TO DO:
Keep only the lines where "this" appears.

EXERCISE INPUTS:
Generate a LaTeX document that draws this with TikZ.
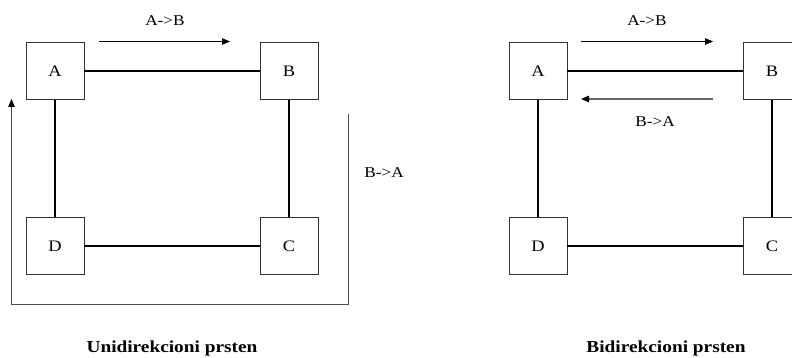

* * *

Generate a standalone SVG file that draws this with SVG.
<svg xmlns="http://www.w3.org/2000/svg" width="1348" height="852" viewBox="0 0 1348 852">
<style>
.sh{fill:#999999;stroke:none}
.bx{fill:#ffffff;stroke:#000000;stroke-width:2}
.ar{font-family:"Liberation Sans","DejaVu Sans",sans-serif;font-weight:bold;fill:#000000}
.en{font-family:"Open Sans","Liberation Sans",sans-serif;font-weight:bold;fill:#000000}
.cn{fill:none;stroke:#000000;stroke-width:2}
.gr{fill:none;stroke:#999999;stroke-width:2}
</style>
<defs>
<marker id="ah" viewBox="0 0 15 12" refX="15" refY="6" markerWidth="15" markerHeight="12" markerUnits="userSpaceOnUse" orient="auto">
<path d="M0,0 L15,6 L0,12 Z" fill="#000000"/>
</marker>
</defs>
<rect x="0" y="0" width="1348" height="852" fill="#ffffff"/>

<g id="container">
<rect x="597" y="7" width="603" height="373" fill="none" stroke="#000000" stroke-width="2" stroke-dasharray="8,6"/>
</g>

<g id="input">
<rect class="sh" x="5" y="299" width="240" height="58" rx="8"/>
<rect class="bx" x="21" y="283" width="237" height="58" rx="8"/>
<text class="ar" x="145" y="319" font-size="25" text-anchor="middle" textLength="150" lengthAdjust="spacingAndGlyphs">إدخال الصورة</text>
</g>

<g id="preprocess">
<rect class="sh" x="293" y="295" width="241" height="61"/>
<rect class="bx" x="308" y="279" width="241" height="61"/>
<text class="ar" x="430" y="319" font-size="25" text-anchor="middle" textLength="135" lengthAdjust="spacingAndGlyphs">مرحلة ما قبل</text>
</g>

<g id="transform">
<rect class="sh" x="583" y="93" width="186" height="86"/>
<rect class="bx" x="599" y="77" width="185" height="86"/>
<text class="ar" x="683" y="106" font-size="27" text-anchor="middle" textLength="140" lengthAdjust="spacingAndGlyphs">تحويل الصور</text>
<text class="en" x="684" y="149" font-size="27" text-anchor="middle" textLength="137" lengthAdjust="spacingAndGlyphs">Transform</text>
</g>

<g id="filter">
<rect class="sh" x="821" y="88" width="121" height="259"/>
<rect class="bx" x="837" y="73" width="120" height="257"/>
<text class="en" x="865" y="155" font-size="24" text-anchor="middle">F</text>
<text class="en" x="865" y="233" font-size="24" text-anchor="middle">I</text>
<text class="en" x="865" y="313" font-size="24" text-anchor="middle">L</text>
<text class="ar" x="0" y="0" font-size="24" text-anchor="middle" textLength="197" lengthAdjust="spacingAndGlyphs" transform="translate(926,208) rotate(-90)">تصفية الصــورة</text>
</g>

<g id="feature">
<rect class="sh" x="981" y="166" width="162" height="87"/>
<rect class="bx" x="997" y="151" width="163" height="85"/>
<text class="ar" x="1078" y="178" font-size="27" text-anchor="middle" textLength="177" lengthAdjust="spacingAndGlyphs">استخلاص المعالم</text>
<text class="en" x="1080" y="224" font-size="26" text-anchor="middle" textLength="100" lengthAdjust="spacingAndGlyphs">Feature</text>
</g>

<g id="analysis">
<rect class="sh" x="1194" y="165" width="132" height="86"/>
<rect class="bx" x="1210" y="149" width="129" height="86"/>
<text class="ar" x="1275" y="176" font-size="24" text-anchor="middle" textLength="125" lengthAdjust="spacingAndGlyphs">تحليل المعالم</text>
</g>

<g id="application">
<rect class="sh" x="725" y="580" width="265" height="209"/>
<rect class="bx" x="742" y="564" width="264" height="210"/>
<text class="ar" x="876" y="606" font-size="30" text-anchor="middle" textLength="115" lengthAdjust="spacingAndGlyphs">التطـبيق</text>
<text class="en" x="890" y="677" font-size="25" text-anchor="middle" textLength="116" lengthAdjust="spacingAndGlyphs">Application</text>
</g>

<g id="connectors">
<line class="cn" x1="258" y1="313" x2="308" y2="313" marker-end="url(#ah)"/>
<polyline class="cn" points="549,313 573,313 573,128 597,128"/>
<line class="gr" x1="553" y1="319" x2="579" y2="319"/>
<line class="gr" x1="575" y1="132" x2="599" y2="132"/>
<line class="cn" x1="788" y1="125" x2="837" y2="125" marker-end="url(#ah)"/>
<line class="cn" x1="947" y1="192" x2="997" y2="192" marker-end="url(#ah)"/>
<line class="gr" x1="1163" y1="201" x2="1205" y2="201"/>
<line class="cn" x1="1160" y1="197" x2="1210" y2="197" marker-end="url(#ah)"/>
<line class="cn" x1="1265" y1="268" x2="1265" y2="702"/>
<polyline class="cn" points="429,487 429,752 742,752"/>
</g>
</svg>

CORRECT RESULT:
Generate a LaTeX document that draws this with TikZ.
Generate a standalone SVG file that draws this with SVG.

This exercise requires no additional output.